Google Glass was one of the first attempts to break away from augmented reality technology, but the product was never sold to the general public beyond the initial prototype. At the end of this year’s Google I/O keynote, Google teased a new type of glasses.
Google posted a nearly two-minute video about the potential for augmented reality to lower language barriers, through glasses that would overlay other conversations in your own native language. The video showed a normal-looking pair of glasses performing a real-time translation and displaying the results to the person wearing the glasses. Think of the Combadge from Star Trek, but on your face.
Before you get too excited, this isn’t a product announcement, or even a confirmation that Google will release AR-powered glasses anytime soon; the narration simply calls it “a prototype we’ve been working on.” Most AR glasses are also bulkier than the video product, requiring room for a processor, battery, wireless radios, and other hardware components.
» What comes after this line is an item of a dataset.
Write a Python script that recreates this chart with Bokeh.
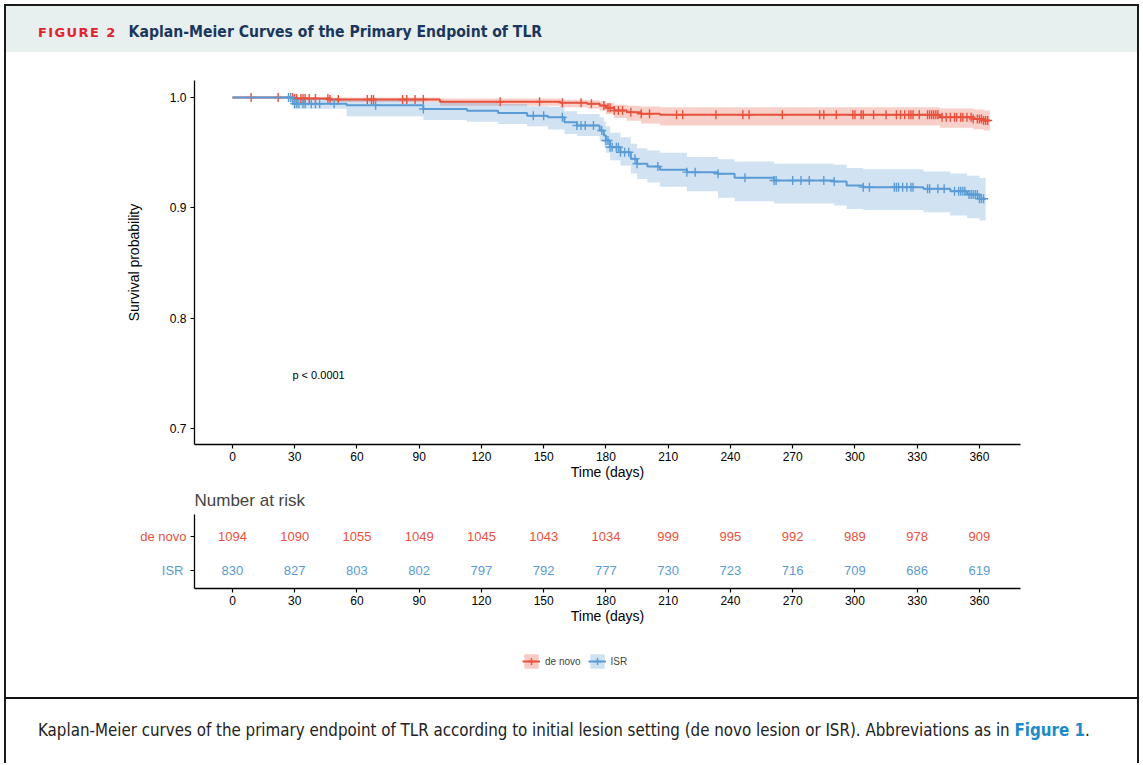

Still, this is Google’s first indication in years that the company is (potentially) interested in selling smart glasses to people. The original Google Glass prototype from 2013, called the “Explorer Version”, was only intended for use by developers while Google continued to work on the hardware and software. However, the product became unpopular with the general public (mainly due to its built-in camera), and Google stopped selling Glass to individuals in 2018. Glass is now sold exclusively to businesses and other organizations for internal use: shipping company DHL said in 2015 that Glass improved order picking at its warehouses because workers didn’t need to check paper instructions or a phone while handling packages.
Although Google hasn’t released any smart glasses to the general public in years, plenty of other companies have also tried the idea. The 2019 Vuzix Blade comes pretty close to the original Google Glass concept, with an integrated display and touchpad for controls, but the reviews were harsh. The company behind Snapchat has also released several glasses with built-in cameras, but none of them have a screen.
Augmented reality glasses are a piece of science fiction that hasn’t really materialized yet, so it’s always exciting to see concepts like the one Google revealed this week. The company’s new idea seems to focus primarily on live translation, but it could just be a great app for a more general smart glasses product.